Consider a retail demand forecasting model. During the onset of a global event—like a supply chain disruption—consumer purchasing patterns change overnight. A properly configured drift detection pipeline would notice a Population Stability Index spike in the “search frequency” and “category browsing” features. Rather than waiting for the monthly report showing a 15% drop in revenue, the team is alerted within 24 hours.

Case Study: A fintech company used drift detection to monitor a loan approval model. They detected a shift in employment-related features during a recession. Because they had automated triggers, the pipeline automatically switched the model to a “conservative” mode while the data team prepared a retraining set, preventing an estimated $2M in bad debt over a single quarter.

In another application, a computer vision model used for manufacturing quality control might experience drift due to camera sensor degradation. By monitoring the statistical distribution of pixel intensity, the system identifies the “drift” before the model starts flagging defective parts as healthy, saving the company from costly downstream errors.

Common Mistakes

Ignoring Data Quality Issues: Often, what looks like “drift” is actually a broken data pipeline. If a feature suddenly looks different, check for null values or encoding errors before assuming the world has changed.
Over-Monitoring: Monitoring every single feature can lead to noise. Focus your detection efforts on the top 20% of features that carry the most weight in your model’s SHAP or permutation importance scores.
Static Thresholds: Using the same threshold for all features ignores seasonal trends. A “drift” in sales data during Black Friday is expected behavior, not a model failure. Use dynamic thresholds that account for seasonality.
Delayed Feedback Loops: Many teams rely solely on label drift, which requires waiting for the ground truth. If you wait for actual outcomes (e.g., “did the user click?”), you are already weeks behind. Prioritize feature drift detection to get ahead of the problem.

Advanced Tips

To move beyond basic implementation, consider multivariate drift detection. While univariate checks look at features one by one, multivariate detection (using techniques like Maximum Mean Discrepancy or Autoencoders) looks at the interaction between features. This can detect subtle shifts that occur when variables move in tandem, even if they appear stable in isolation.

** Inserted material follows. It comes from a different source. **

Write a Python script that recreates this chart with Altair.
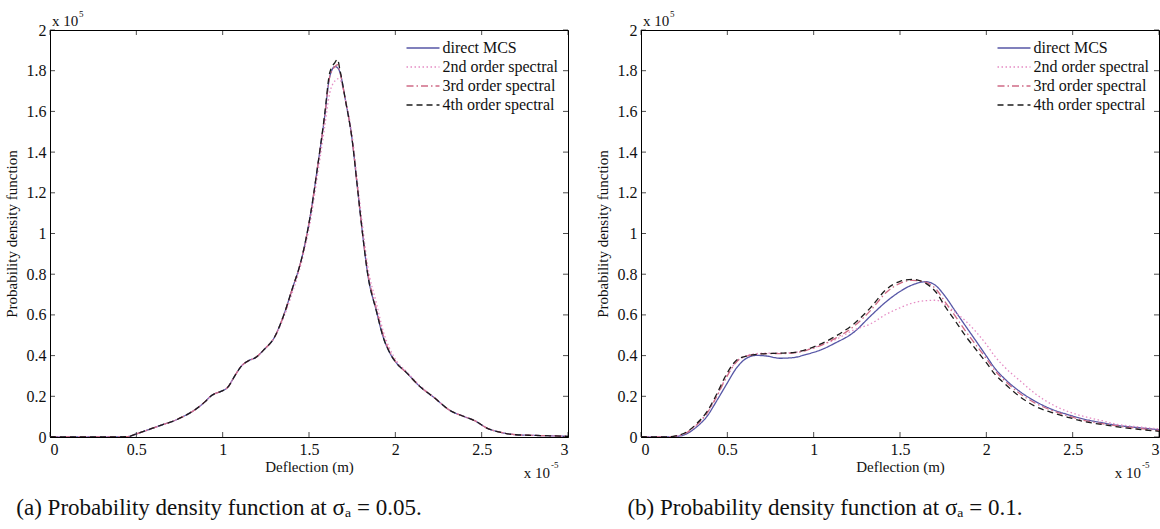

Additionally, integrate Human-in-the-Loop (HITL) validation. When a drift alert triggers, the system should ideally present a summary of the change to a data scientist. Allow them to “snooze” the alert if it’s a known seasonal event, or “confirm” it to trigger an automated retrain. This feedback loop helps the system learn what constitutes a genuine problem versus acceptable variance.

Conclusion

Drift detection is a proactive strategy for maintaining model excellence. By treating your models as living systems that require constant health checks, you insulate your business from the risks of silent performance degradation. Start by baselining your most critical features, move toward automated detection of both feature and label shifts, and refine your alerts to ensure your team is reacting to signal, not noise.

In an era where data quality is the primary constraint on AI success, your ability to identify and respond to distribution shifts will distinguish your MLOps capability from those simply hoping for the best. Implement these pipelines today to ensure your models remain as accurate tomorrow as they were on the day they were deployed.